Israel needs to sustain maximum military pressure on multiple fronts. It also must make it clear — even to its strategic ally, the United States — that the era of wishful thinking leading to unilateral Israeli goodwill gestures is over.
Tom Barrack, who wears two hats as President Trump’s ambassador to Turkey and special envoy to Syria and Lebanon, recently crafted a five-page plan outlining steps Lebanon could take to disarm Hezbollah and what Israel should do to reciprocate, with one fatal flaw, according to Hussain Abdul-Hussain, a research fellow at the Foundation for the Defense of Democracies.
“Barrack failed to consult Israel before committing it to this Lebanese-American proposal, expecting the Jewish state to adhere to a plan it never reviewed,” wrote Abdul-Hussain, adding that it’s evident who the bad guys are and what the solution is. “Expecting Israel to offer concessions when Lebanon has provided nothing beyond a cabinet vote [to disarm Hezbollah] is absurd.”
Jonathan Spyer, editor of the Middle East Quarterly, wrote in the Middle East Forum’s weekend newsletter that Lebanon’s Prime Minister Nawaf Salam said his government has no intention of using force against Hezbollah, and even if they had the will, they don’t have the means to coerce Hezbollah. “Only Israel’s ongoing [military] campaign to prevent Hezbollah’s rebuilding of its forces is likely to be effective,” Spyer wrote.

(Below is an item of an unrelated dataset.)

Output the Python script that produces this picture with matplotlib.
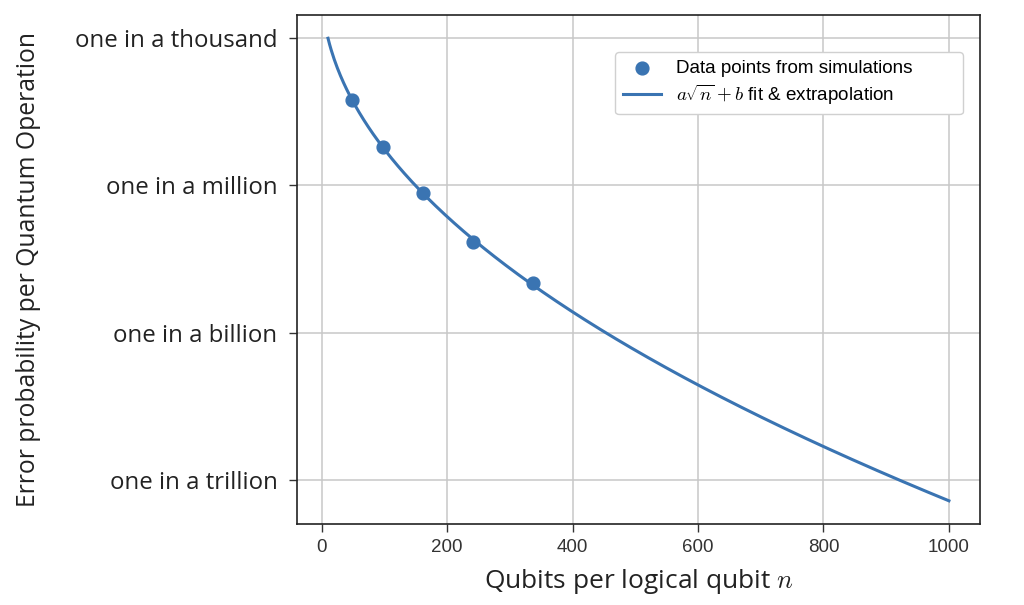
import numpy as np
import matplotlib
matplotlib.use("Agg")
import matplotlib.pyplot as plt
from matplotlib import font_manager

# qubits per logical qubit (2d^2 - 1 for d = 5..13) and simulated error rates
qubits = [49, 97, 161, 241, 337]
error_prob = [5.3e-5, 6.1e-6, 6.9e-7, 7.1e-8, 1.0e-8]

# extrapolation range of the fit
n_min, n_max = 10, 1000

ytick_vals = [1e-3, 1e-6, 1e-9, 1e-12]
ytick_labels = ["one in a thousand", "one in a million", "one in a billion", "one in a trillion"]
xtick_vals = [0, 200, 400, 600, 800, 1000]

blue = '#3a74b2'

def pick(names):
    have = {f.name for f in font_manager.fontManager.ttflist}
    for n in names:
        if n in have:
            return n
    return 'DejaVu Sans'

label_font = pick(['Open Sans', 'Lato', 'Noto Sans'])
tick_font = pick(['Liberation Sans', 'DejaVu Sans'])
legend_font = pick(['Liberation Sans', 'DejaVu Sans'])

plt.rcParams['mathtext.fontset'] = 'cm'

# fit log10(p) = a*sqrt(n) + b
a, b = np.polyfit(np.sqrt(qubits), np.log10(error_prob), 1)
n_fit = np.linspace(n_min, n_max, 400)
p_fit = 10 ** (a * np.sqrt(n_fit) + b)

fig = plt.figure(figsize=(10.24, 6.05), dpi=100)
ax = fig.add_axes([0.290, 0.134, 0.667, 0.841])

ax.scatter(qubits, error_prob, s=85, color=blue, zorder=3, label="Data points from simulations")
ax.plot(n_fit, p_fit, color=blue, lw=2.2, zorder=2, label=r"$a\sqrt{n}+b$ fit & extrapolation")
ax.set_yscale('log')

ax.set_yticks(ytick_vals)
ax.set_yticklabels(ytick_labels, fontname=label_font, fontsize=17.3, color='#222222')
ax.yaxis.set_minor_locator(matplotlib.ticker.NullLocator())
ax.set_xticks(xtick_vals)
ax.set_xticklabels([str(v) for v in xtick_vals], fontname=tick_font, fontsize=13.5, color='#333333')
ax.tick_params(axis='both', length=6, width=1, color='#333333')
ax.tick_params(axis='y', pad=8)
ax.tick_params(axis='x', pad=5)

ax.grid(True, color='#c8c8c8', lw=1.1)
ax.set_axisbelow(True)
for s in ax.spines.values():
    s.set_color('#222222')
    s.set_linewidth(1.2)

ax.set_xlabel(r"Qubits per logical qubit $n$", fontname=label_font, fontsize=19, color='#222222', labelpad=8)
ax.set_ylabel("Error probability per Quantum Operation", fontname=label_font, fontsize=17.8, color='#222222')
ax.yaxis.set_label_coords(-0.375, 0.5)

leg = ax.legend(loc='upper left', bbox_to_anchor=(0.466, 0.0, 0.509, 0.927), mode='expand', borderaxespad=0,
                prop={'family': legend_font, 'size': 13.6},
                frameon=True, fancybox=True, framealpha=1, edgecolor='#d0d0d0', borderpad=0.4,
                handlelength=2.0, labelspacing=0.3, handletextpad=0.8)

fig.savefig('out.png', dpi=100)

Regarding Syria, Prime Minister Netanyahu visited an Israeli Druze community last week and reaffirmed Israel’s policy to maintain demilitarization in the region between Damascus and the Golan Heights, to protect the Syrian Druze community there, and to ensure the flow of humanitarian aid.
Said Bibi: “I told President Trump: We both believe in the same idea — peace through strength. First comes strength; peace will follow.”